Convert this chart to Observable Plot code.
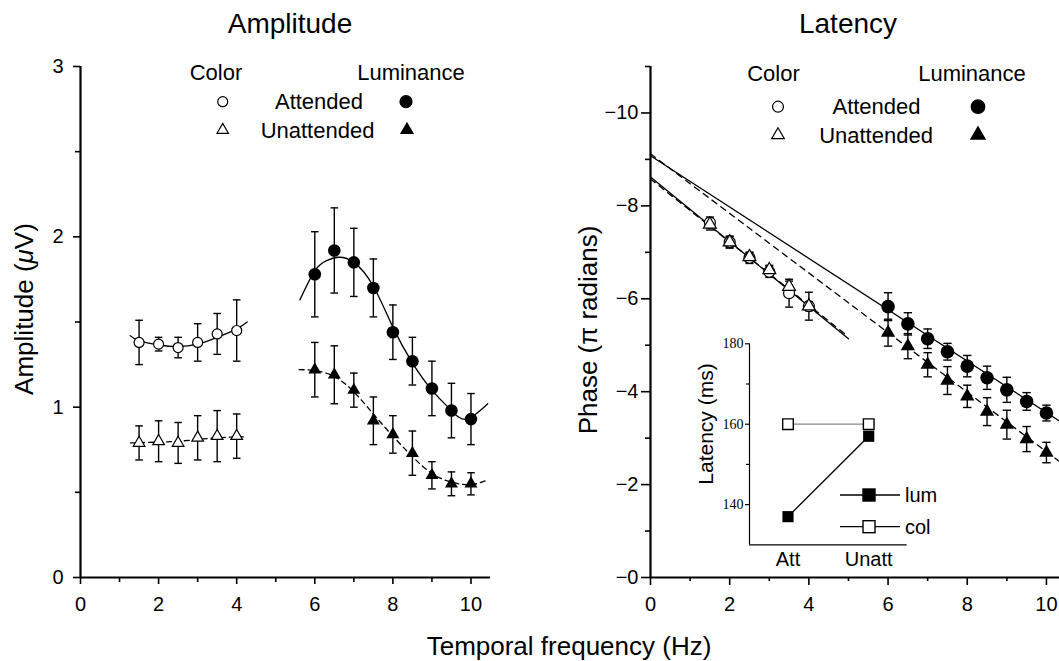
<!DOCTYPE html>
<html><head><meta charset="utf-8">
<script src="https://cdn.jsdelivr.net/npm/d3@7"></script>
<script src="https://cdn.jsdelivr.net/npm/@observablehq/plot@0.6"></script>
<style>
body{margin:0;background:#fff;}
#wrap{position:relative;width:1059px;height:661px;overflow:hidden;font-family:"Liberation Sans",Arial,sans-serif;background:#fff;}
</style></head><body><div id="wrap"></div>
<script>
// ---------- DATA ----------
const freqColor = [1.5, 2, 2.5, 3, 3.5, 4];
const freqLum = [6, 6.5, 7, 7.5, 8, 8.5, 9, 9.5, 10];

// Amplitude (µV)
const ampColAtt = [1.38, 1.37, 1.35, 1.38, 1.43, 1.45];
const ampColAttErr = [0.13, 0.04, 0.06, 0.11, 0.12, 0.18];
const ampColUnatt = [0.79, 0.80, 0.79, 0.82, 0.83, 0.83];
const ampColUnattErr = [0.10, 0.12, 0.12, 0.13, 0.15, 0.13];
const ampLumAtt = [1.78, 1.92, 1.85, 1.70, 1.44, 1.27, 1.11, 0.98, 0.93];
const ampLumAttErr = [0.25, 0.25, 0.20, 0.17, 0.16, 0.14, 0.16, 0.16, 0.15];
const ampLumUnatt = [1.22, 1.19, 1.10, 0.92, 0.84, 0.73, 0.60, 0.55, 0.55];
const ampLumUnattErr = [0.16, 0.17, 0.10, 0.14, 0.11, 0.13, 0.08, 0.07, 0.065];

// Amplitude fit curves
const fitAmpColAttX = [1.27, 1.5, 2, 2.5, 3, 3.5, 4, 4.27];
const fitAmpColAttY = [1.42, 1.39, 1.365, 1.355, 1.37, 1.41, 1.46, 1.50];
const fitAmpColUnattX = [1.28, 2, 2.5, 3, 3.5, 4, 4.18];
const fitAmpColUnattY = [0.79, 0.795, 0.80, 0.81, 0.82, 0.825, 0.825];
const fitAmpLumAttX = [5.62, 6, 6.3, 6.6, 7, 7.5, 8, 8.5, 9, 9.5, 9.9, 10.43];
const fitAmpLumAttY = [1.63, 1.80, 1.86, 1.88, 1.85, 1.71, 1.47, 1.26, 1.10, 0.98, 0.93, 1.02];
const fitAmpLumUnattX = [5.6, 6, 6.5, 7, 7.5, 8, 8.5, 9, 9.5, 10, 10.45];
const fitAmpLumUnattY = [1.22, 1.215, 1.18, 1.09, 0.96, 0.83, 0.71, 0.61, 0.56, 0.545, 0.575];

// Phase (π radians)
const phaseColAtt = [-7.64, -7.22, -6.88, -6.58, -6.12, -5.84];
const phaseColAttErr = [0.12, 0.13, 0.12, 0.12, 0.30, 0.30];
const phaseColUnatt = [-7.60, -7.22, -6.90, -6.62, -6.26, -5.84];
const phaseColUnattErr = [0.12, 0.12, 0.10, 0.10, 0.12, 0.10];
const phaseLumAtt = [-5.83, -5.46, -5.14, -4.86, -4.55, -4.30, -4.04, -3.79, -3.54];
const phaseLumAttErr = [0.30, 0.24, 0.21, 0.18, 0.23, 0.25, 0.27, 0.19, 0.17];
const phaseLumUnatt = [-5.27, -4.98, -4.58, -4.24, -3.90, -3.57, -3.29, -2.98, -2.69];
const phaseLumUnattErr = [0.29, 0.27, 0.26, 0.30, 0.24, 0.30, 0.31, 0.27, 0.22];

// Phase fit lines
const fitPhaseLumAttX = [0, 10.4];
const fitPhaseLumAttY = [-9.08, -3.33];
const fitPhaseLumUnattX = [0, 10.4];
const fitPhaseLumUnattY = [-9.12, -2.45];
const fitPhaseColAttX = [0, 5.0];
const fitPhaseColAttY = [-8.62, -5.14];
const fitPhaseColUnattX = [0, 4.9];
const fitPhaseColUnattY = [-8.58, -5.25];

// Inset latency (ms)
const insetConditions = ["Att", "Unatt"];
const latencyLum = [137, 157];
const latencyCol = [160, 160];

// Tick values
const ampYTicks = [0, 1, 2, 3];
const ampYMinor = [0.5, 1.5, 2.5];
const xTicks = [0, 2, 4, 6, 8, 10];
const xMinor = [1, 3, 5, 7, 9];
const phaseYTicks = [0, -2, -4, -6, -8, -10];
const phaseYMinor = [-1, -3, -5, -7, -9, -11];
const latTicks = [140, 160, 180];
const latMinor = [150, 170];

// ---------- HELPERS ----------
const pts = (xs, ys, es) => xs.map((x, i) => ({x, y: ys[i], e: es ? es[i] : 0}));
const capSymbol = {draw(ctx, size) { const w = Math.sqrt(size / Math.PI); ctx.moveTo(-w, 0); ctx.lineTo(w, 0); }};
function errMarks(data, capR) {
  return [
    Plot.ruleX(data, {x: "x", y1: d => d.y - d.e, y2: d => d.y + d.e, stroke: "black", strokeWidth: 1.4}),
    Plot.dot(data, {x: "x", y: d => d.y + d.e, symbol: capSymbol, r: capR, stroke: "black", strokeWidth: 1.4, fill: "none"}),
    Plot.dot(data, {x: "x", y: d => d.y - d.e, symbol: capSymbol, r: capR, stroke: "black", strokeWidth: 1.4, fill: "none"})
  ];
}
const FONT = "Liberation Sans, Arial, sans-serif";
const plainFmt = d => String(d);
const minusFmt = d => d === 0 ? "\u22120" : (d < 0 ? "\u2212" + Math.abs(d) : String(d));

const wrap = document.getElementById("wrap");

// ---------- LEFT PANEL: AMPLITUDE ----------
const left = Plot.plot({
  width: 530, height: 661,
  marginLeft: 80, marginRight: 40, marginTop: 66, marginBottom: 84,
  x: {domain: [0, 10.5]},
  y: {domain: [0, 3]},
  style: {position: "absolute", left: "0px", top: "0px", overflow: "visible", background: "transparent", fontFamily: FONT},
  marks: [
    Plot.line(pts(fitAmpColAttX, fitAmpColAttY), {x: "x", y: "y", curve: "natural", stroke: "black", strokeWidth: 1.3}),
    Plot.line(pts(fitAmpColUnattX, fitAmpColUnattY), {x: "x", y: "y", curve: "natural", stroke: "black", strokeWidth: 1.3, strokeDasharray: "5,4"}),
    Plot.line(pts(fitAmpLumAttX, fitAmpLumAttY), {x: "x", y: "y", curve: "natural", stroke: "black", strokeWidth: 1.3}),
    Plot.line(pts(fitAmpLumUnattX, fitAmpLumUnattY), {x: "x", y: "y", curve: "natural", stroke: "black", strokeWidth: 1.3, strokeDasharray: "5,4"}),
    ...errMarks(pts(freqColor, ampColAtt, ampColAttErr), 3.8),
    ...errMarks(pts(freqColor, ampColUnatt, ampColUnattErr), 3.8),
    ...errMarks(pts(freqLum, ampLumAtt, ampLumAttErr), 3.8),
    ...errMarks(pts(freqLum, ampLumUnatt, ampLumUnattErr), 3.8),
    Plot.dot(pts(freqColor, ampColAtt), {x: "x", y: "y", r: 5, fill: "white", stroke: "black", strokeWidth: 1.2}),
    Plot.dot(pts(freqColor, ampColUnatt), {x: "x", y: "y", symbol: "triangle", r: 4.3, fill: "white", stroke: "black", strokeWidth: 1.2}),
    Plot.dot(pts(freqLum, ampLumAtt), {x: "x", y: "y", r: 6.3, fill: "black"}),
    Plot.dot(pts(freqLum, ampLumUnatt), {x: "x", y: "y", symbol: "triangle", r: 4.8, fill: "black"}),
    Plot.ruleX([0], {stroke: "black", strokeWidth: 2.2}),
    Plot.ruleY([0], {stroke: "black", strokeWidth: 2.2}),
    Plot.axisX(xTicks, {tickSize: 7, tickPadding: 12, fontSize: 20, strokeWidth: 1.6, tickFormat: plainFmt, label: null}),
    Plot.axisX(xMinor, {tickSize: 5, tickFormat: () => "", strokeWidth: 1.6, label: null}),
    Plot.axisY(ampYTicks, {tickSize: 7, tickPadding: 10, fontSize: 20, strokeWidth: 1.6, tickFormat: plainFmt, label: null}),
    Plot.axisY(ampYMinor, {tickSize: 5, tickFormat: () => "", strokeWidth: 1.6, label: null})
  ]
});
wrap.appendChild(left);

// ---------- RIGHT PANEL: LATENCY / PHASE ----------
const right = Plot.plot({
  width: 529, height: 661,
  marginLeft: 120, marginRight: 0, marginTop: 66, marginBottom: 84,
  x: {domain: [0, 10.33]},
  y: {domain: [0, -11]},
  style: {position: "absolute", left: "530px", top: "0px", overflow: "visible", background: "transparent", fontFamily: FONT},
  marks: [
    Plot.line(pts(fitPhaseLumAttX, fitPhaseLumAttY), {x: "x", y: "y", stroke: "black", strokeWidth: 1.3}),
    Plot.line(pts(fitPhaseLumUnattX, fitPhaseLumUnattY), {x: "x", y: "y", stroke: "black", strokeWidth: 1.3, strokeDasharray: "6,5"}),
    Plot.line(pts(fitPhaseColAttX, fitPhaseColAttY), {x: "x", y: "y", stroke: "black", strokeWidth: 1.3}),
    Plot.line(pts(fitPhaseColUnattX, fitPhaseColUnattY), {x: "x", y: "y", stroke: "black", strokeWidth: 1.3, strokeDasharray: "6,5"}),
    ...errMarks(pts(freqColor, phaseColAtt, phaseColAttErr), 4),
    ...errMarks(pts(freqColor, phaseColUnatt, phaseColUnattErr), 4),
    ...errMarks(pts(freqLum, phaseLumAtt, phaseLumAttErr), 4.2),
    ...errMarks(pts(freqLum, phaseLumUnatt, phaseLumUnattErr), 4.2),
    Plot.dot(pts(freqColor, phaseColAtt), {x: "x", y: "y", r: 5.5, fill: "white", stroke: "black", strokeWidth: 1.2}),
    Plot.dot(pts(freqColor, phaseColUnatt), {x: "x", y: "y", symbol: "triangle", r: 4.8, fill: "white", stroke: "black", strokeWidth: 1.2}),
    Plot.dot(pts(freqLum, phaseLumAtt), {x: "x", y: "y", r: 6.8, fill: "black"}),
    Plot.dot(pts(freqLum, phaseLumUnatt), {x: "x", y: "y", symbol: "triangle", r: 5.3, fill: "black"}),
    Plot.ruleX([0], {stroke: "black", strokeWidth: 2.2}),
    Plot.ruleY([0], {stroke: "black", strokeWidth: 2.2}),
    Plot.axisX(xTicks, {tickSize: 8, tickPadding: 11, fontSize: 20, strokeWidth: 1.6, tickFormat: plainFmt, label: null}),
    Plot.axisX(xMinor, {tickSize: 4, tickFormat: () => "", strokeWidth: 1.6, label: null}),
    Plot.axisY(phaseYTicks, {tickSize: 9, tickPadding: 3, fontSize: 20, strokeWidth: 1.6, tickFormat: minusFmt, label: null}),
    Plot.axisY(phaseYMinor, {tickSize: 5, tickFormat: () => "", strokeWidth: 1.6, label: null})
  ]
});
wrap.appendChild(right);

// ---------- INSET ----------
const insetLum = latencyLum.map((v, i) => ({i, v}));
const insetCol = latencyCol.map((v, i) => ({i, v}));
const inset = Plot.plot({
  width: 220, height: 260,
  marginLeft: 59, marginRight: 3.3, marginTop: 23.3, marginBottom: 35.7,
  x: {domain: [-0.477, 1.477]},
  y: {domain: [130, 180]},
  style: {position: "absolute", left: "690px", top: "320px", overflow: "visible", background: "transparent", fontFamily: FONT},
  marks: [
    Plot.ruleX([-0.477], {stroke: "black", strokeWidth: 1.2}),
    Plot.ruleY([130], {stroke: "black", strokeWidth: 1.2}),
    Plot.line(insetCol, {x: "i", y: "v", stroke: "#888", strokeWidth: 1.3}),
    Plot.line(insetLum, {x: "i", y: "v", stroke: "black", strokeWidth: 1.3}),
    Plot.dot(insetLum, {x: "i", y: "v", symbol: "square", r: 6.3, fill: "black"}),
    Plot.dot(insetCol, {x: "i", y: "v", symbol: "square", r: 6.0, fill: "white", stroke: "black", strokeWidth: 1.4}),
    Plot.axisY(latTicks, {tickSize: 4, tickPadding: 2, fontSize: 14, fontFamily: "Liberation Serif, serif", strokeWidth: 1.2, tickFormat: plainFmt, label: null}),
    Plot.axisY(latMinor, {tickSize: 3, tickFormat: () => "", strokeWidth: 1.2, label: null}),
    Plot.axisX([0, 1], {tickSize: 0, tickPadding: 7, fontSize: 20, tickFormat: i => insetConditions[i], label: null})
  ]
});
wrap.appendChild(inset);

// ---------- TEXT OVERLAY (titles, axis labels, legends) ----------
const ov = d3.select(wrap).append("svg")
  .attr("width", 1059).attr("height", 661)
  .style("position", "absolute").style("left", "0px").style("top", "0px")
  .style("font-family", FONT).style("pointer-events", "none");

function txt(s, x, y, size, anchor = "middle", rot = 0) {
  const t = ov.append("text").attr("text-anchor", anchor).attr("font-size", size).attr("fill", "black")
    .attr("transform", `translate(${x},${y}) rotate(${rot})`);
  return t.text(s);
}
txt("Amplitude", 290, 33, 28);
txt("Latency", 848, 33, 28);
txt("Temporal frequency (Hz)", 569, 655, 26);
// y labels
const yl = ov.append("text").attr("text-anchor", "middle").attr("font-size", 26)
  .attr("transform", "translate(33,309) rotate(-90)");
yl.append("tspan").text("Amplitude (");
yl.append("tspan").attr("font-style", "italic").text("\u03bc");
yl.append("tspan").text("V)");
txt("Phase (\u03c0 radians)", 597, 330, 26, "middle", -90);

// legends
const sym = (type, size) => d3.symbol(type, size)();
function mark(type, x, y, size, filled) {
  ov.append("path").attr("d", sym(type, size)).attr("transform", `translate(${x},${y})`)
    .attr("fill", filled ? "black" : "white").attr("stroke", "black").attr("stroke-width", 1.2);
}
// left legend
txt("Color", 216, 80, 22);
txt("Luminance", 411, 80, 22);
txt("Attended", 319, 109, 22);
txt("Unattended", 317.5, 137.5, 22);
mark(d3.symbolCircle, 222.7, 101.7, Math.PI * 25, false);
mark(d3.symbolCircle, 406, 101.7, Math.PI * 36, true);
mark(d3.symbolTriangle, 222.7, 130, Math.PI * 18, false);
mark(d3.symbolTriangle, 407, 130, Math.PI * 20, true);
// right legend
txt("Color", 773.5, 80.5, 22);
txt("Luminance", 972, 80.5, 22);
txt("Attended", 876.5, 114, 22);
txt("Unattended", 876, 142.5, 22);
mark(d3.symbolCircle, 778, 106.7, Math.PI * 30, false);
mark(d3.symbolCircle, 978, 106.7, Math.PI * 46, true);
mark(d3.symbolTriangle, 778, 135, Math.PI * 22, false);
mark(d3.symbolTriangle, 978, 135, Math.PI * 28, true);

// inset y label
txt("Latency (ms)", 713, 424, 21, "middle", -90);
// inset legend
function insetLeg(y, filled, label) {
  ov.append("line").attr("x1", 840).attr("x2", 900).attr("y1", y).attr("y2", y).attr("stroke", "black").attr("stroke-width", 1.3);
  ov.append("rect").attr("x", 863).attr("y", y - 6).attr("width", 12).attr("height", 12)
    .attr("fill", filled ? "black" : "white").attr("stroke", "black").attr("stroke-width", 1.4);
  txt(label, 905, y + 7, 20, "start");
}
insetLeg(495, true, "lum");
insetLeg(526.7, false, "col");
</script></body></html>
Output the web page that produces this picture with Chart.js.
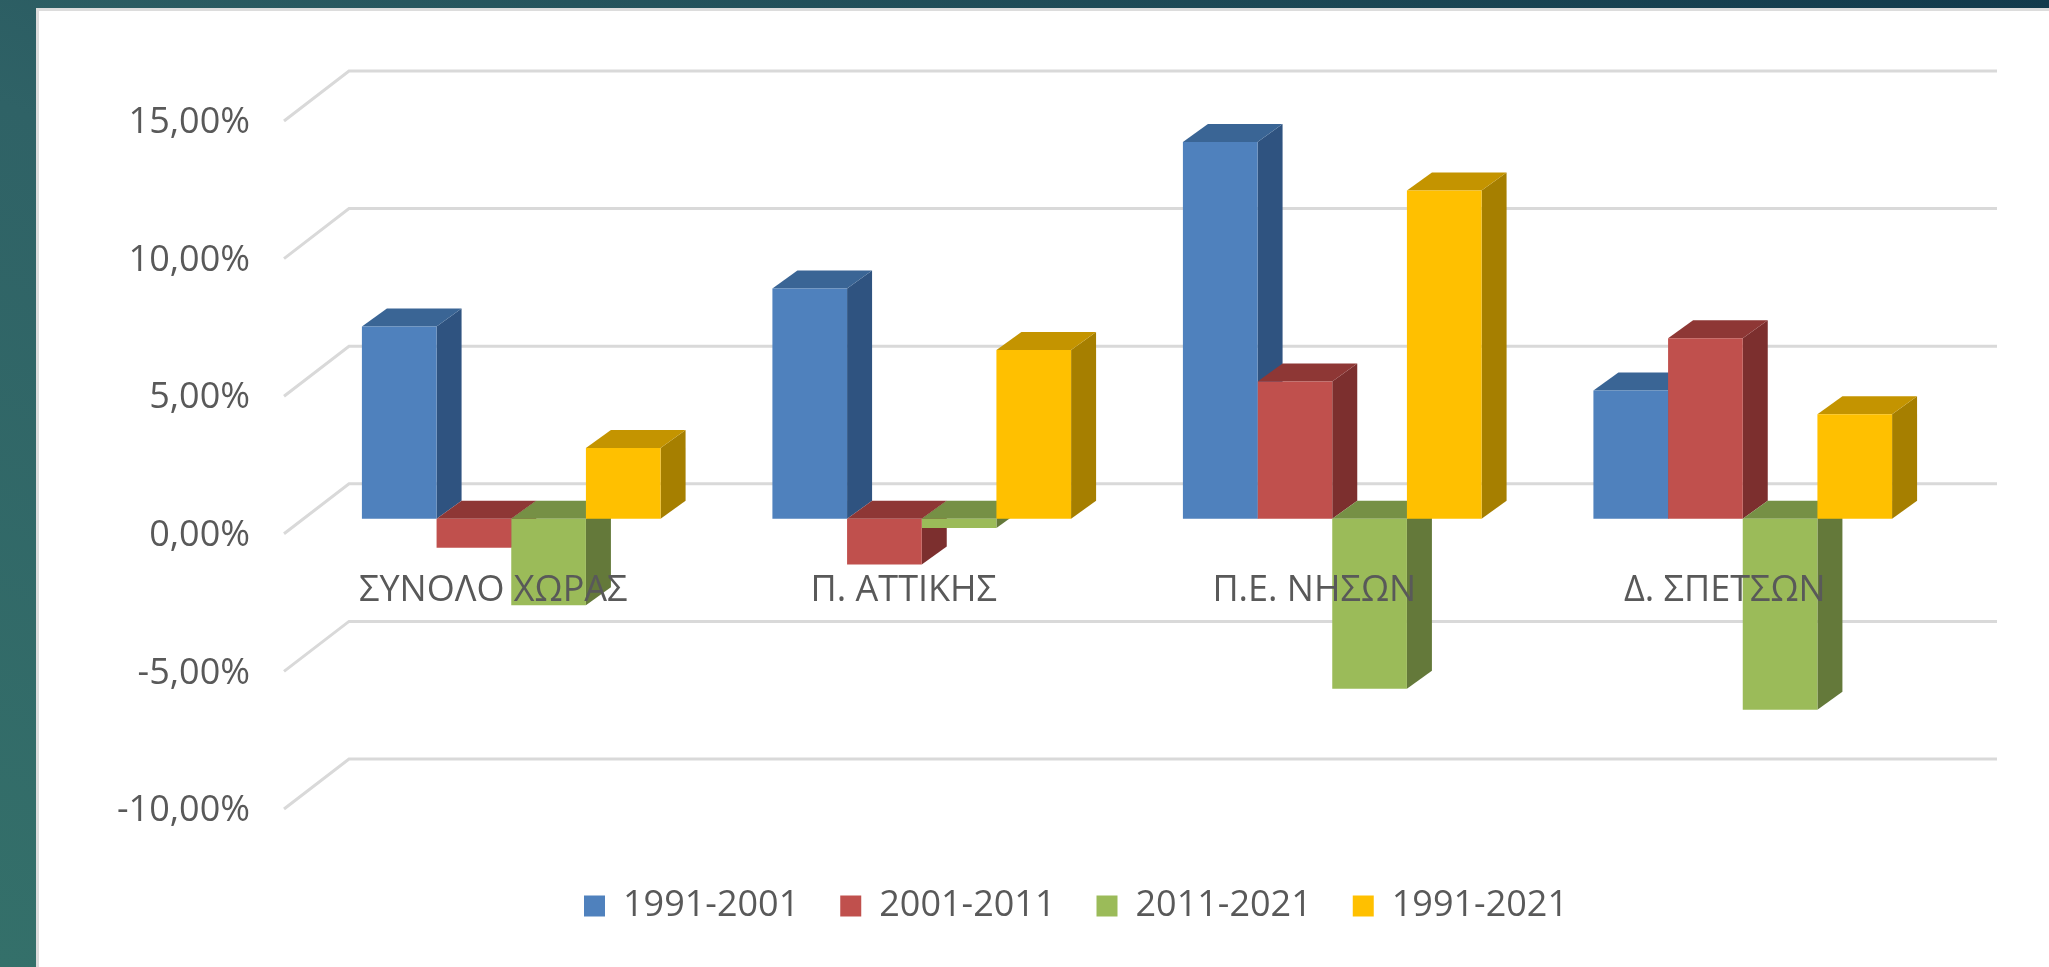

------------------------------------------------------------

◆ **TO BE DONE**:
Check each line of the records above for the word "picture", then give the number of lines that have it, with no other words.

◆ **EXERCISE ANSWER**:
1